I am using the example script run_ner.py
from huggingface/transformers/examples/pytorch/token-classification, but there is no clarification on what kind of dataset it supports.
This script only supports CSV and JSON file, so I processed my own data into CSV files that looks like this:
Both input and output fields of my file is a list, which contains all words in a sentence / all word labels.
However, an error occurred:
Traceback (most recent call last):
File "run_cls_token_level.py", line 793, in <module>
main()
File "run_cls_token_level.py", line 515, in main
train_dataset = train_dataset.map(
File "/scratch/rml6079/anaconda3/envs/t2t/lib/python3.8/site-packages/datasets/arrow_dataset.py", line 563, in wrapper
out: Union["Dataset", "DatasetDict"] = func(self, *args, **kwargs)
File "/scratch/rml6079/anaconda3/envs/t2t/lib/python3.8/site-packages/datasets/arrow_dataset.py", line 528, in wrapper
out: Union["Dataset", "DatasetDict"] = func(self, *args, **kwargs)
File "/scratch/rml6079/anaconda3/envs/t2t/lib/python3.8/site-packages/datasets/arrow_dataset.py", line 3004, in map
for rank, done, content in Dataset._map_single(**dataset_kwargs):
File "/scratch/rml6079/anaconda3/envs/t2t/lib/python3.8/site-packages/datasets/arrow_dataset.py", line 3380, in _map_single
batch = apply_function_on_filtered_inputs(
File "/scratch/rml6079/anaconda3/envs/t2t/lib/python3.8/site-packages/datasets/arrow_dataset.py", line 3261, in apply_function_on_filtered_inputs
processed_inputs = function(*fn_args, *additional_args, **fn_kwargs)
File "run_cls_token_level.py", line 476, in tokenize_and_align_labels
word_ids = tokenized_inputs.word_ids(batch_index=i)

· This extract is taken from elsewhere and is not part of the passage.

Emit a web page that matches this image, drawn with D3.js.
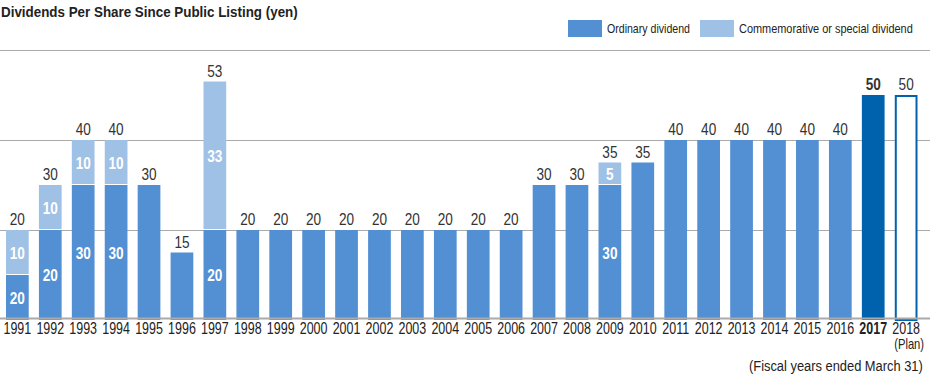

File "/scratch/rml6079/anaconda3/envs/t2t/lib/python3.8/site-packages/transformers/tokenization_utils_base.py", line 366, in word_ids
return self._encodings[batch_index].word_ids
IndexError: list index out of range
I have no idea about this error, since I guess this is mainly due to the invalid format of my data files.